**To be done**
Repeat exactly the lines of the entries below from the one with "Recreate this image" through the one with "(7,14) -- (981,14);", both ends included, and nothing else.

**Available records**
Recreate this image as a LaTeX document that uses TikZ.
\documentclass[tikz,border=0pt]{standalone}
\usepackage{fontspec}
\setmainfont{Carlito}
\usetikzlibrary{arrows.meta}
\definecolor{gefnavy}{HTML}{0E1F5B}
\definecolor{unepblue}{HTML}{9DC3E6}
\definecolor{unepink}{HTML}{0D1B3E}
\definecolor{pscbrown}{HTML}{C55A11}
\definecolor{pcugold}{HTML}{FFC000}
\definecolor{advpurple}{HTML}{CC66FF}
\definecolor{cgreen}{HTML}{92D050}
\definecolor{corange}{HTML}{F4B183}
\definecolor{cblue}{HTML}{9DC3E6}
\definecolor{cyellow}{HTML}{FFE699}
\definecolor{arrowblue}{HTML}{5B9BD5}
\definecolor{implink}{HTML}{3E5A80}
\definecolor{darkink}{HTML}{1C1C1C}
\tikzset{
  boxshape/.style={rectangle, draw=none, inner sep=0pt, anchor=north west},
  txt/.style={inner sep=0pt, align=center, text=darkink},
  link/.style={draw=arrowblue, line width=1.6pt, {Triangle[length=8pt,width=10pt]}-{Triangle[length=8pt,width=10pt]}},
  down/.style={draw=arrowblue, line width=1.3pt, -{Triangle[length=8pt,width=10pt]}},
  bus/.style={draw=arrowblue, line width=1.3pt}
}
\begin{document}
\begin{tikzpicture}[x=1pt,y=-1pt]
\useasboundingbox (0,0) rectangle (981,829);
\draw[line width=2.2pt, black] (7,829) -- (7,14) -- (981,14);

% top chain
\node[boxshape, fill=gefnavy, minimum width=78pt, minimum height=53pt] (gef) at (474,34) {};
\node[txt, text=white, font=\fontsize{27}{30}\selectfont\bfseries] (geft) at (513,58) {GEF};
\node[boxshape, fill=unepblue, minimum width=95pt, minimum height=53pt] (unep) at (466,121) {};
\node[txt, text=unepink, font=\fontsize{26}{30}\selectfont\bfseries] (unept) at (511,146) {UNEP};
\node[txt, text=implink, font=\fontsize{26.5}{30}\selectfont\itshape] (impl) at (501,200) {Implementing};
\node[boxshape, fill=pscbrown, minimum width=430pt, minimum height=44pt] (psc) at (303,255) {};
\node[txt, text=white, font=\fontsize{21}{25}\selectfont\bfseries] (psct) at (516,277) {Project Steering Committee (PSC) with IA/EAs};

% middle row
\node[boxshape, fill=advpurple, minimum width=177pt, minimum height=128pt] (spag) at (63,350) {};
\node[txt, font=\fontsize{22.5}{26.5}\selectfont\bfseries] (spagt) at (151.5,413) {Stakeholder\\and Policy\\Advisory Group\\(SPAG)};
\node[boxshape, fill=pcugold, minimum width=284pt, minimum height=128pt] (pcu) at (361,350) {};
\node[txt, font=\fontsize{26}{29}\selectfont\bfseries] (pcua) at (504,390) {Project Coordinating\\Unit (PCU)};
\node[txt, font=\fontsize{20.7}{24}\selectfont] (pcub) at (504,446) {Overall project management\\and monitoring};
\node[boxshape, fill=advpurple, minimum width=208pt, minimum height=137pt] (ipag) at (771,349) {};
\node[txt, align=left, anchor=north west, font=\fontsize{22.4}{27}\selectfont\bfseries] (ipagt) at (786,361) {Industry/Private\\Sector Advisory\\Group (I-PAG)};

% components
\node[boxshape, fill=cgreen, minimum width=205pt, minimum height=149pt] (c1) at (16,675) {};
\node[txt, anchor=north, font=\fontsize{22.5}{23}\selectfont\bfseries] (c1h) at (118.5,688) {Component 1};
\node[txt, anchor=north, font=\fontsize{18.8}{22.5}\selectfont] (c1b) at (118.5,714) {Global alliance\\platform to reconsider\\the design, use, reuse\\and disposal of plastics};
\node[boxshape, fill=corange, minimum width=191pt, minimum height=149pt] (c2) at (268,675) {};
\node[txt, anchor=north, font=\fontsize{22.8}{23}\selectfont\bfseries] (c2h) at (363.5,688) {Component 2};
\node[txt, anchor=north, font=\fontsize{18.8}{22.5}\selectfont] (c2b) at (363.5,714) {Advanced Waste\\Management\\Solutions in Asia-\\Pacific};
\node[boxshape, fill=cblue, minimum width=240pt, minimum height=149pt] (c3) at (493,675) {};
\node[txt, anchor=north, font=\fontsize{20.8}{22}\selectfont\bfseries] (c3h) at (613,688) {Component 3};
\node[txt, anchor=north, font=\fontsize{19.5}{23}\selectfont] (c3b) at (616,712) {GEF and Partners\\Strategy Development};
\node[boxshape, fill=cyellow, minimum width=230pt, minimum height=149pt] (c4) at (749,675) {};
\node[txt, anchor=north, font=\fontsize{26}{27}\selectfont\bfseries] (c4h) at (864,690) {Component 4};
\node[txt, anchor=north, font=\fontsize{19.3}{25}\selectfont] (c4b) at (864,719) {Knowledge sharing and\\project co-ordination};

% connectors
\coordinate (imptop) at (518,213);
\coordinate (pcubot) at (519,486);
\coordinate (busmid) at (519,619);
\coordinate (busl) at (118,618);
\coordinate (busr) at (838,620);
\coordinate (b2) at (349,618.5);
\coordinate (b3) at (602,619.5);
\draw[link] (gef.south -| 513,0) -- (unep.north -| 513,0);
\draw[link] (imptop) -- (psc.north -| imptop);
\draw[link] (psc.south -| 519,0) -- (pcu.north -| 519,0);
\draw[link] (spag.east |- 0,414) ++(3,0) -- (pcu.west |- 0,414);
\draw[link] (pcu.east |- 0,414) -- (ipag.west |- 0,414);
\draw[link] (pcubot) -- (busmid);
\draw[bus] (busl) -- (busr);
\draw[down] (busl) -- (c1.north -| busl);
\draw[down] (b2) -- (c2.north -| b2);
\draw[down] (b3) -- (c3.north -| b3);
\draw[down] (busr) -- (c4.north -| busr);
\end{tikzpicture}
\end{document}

==

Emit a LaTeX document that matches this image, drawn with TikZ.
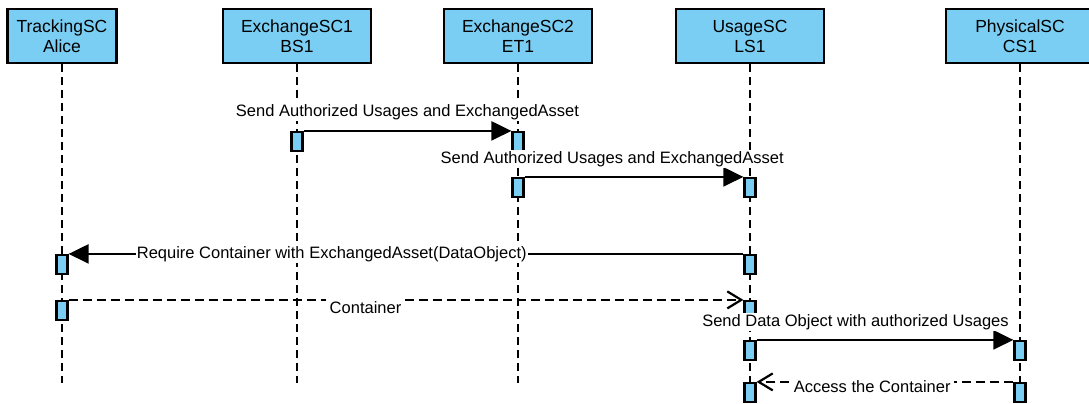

**Output of the exercise**
Recreate this image as a LaTeX document that uses TikZ.
\documentclass[tikz,border=0pt]{standalone}
\usepackage{fontspec}
\setmainfont{Carlito}
\usetikzlibrary{arrows.meta}
\definecolor{gefnavy}{HTML}{0E1F5B}
\definecolor{unepblue}{HTML}{9DC3E6}
\definecolor{unepink}{HTML}{0D1B3E}
\definecolor{pscbrown}{HTML}{C55A11}
\definecolor{pcugold}{HTML}{FFC000}
\definecolor{advpurple}{HTML}{CC66FF}
\definecolor{cgreen}{HTML}{92D050}
\definecolor{corange}{HTML}{F4B183}
\definecolor{cblue}{HTML}{9DC3E6}
\definecolor{cyellow}{HTML}{FFE699}
\definecolor{arrowblue}{HTML}{5B9BD5}
\definecolor{implink}{HTML}{3E5A80}
\definecolor{darkink}{HTML}{1C1C1C}
\tikzset{
  boxshape/.style={rectangle, draw=none, inner sep=0pt, anchor=north west},
  txt/.style={inner sep=0pt, align=center, text=darkink},
  link/.style={draw=arrowblue, line width=1.6pt, {Triangle[length=8pt,width=10pt]}-{Triangle[length=8pt,width=10pt]}},
  down/.style={draw=arrowblue, line width=1.3pt, -{Triangle[length=8pt,width=10pt]}},
  bus/.style={draw=arrowblue, line width=1.3pt}
}
\begin{document}
\begin{tikzpicture}[x=1pt,y=-1pt]
\useasboundingbox (0,0) rectangle (981,829);
\draw[line width=2.2pt, black] (7,829) -- (7,14) -- (981,14);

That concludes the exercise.